High-throughput internal/API crawls

[policy]
concurrency = 10
delay = 0.0
jitter = 0.0
max_retries = 2

Use high-throughput settings only when the upstream service allows it.

Where Time Usually Goes

  • Network wait: server latency, throttling, timeouts.
  • Extractor cost: heavy selectors, parser complexity, large responses.
  • Storage cost: item serialization + Parquet writes.
  • Queue churn: large bursts of discovered links.

Databrew now batches queue inserts and writes Parquet in append-only part files, which helps both queue and storage throughput at scale. Items are first persisted in SQLite pending WAL and then flushed to Parquet, so larger buffers do not drop unflushed data on restart.

Parquet Compaction

Databrew writes append-only part files during crawling.

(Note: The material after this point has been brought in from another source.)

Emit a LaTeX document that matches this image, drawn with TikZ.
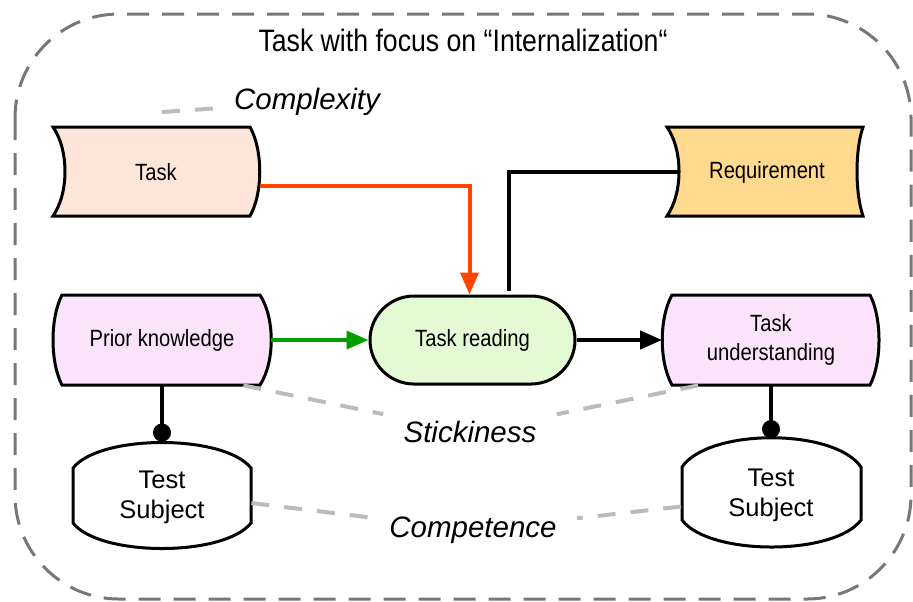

To merge many small files into fewer larger files, use the itemstore.compact_storage API while the crawler is stopped:

from pathlib import Path
from itemstore import compact_storage

# Preview only
result = compact_storage(storage_path=Path("data/mysite"), dry_run=True)

# Compact all part files
result = compact_storage(storage_path=Path("data/mysite"))

# Compact with custom compression and target size
result = compact_storage(
    storage_path=Path("data/mysite"),
    compression="zstd",
    target_max_file_mb=90,
)

Use target_max_file_mb to keep compacted files under your Git safety threshold.

Practical Workflow

  1. Validate config on a small run: databrew run mysite.toml -n 100 --dry-run
  2. Run a controlled crawl: databrew run mysite.toml -n 1000 -c 5
  3. Check status: databrew status mysite.toml
  4. Increase concurrency gradually while watching failure rate and 429s.

Browser Fetching Notes

Browser mode (fetch.type = "pydoll") is slower and heavier than httpx.

  • Keep concurrency lower (often 2-4)
  • Use wait_for_selector only when needed
  • Avoid large wait_after_load unless site behavior requires it

Safety and Stability

Fast crawls are only useful when they are correct and repeatable.

  • Keep retries enabled for transient failures.
  • Monitor urls_failed and error_rate.
  • Prefer incremental mode for recurring crawls.
  • Sync items/*.parquet; treat .state.db and .index.db as local ephemeral state.